The corpus consists of 18 million pages downloaded from the
.hu domain, thus representing common written language fairly extensively. Texts that were present multiple times and files which contained no useable text were filtered out. We stratified the remainder in four sections according to the proportion of words in a page that were accepted by a spellchecker.
- Allowing only 40% unrecognised words, all non-Hungarian documents were filtered out with great reliability.
- At a threshold of 8% all pages without accents disappeared, but those containing internet and other jargon still remained.
- At the 4% limit only those pages remain which contain fewer mistakes than an average print document. Decreasing the limit further will not increase the quality of the remaining text but would eliminate all pages that do not adhere to a strict spelling norm.
The Size of the Corpus
|corpus||pages (million)||token (million)||type (million)|
The Webcorpus may be downloaded in two formats: as a frequency dictionary based on the texts and as the original texts. If you use the corpus or the frequency dictionary, please refer to
Halácsy Péter, Kornai András, Németh László, Rung András, Szakadát István, Trón Viktor Creating open language resources for Hungarian In Proceedings of the 4th international conference on Language Resources and Evaluation (LREC2004), 2004 pdf Kornai, A, Halácsy, P, Nagy, V, Oravecz, Cs, Trón, V, and Varga, D (2006). Web-based frequency dictionaries for medium density languages In: Proceedings of the 2nd International Workshop on Web as Corpus, edited by Adam Kilgarriff, Marco Baroni ACL-06, pages 1--9. pdf
Based on the complete collection of texts, we produced a frequency dictionary in the form of a simple tab-separated ISO Latin-2 encoded Unix text file with five fields per row. The first field contains the word, the rest are frequency data referring to how many times the term appeared in the complete webcorpus, the 40%, the 8%, and the 4% strata. Since sorting such a big list of words is not an easy task, we make the vocabulary available both in alphabetical order and according to frequency. Furthermore, we created a list of the first 100 thousand most frequent word forms. This is sufficient for many tasks as it contains roughly 95% of word tokens found in colloquial Hungarian.
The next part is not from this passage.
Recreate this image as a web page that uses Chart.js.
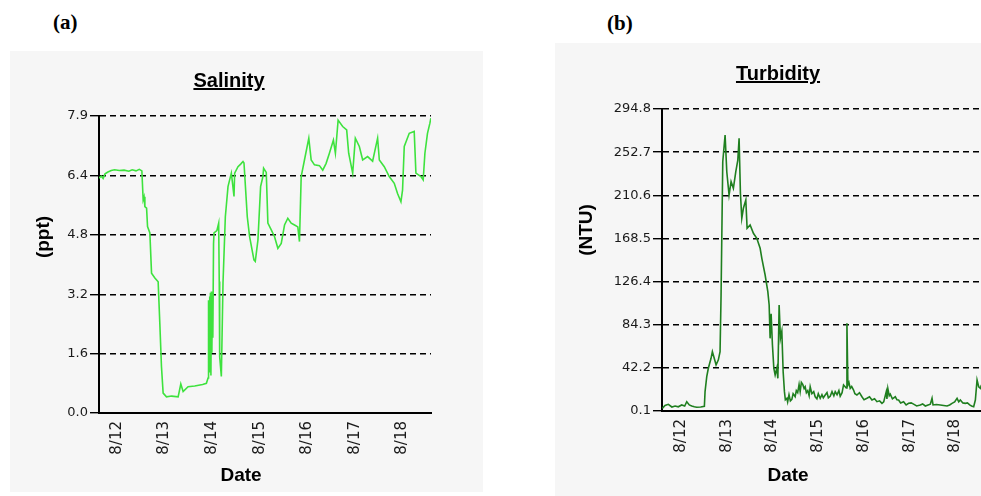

|web2.2-alfa-sorted.txt.gz||~100Mb zipped, ~400Mb unzipped||the complete dictionary in alphabetical order|
|web2.2-freq-sorted.txt.gz||as above||the complete dictionary sorted according to frequency|
|web2.2-freq-sorted.top100k.txt||~3Mb unzipped||the first 100 000 most frequent words, according to frequency, with data on frequency|
|web2.2-freq-sorted.top100k.nofreqs.txt||~1Mb unzipped||the first 100 000 most frequent words in order of frequency, without data (simple wordlist)|
We only make the 4% threshold corpus available for download (the others are available upon request), since this one already has 589 million words from 1,221 million Hungarian web pages, and it is 4Gb even in zipped format. It is published in 10, almost identical but independent parts, each in a tar.gz file.
web2-4p-0.tar.gz 09-Jun-2004 22:15 365M web2-4p-1.tar.gz 09-Jun-2004 22:22 377M web2-4p-2.tar.gz 09-Jun-2004 22:30 371M web2-4p-3.tar.gz 09-Jun-2004 22:38 373M web2-4p-4.tar.gz 09-Jun-2004 22:46 366M web2-4p-5.tar.gz 09-Jun-2004 22:54 370M web2-4p-6.tar.gz 09-Jun-2004 23:01 372M web2-4p-7.tar.gz 09-Jun-2004 23:09 371M web2-4p-8.tar.gz 09-Jun-2004 23:17 370M web2-4p-9.tar.gz 09-Jun-2004 23:25 375M
Depending on the size of the corpus you need, download one or more files and unzip them in the same folder. The documents unzip in different files in the
content/ folder, each segmented into words and sentences, in rough XML format (& signs are not coded) with ISO Latin-2 encoding.
We provide a web-based query interface for the frequency dictionary. This is based on a morphologically analysed and disambiguated version of the Webcorpus. Morphological disambiguation was created using our hunpos system.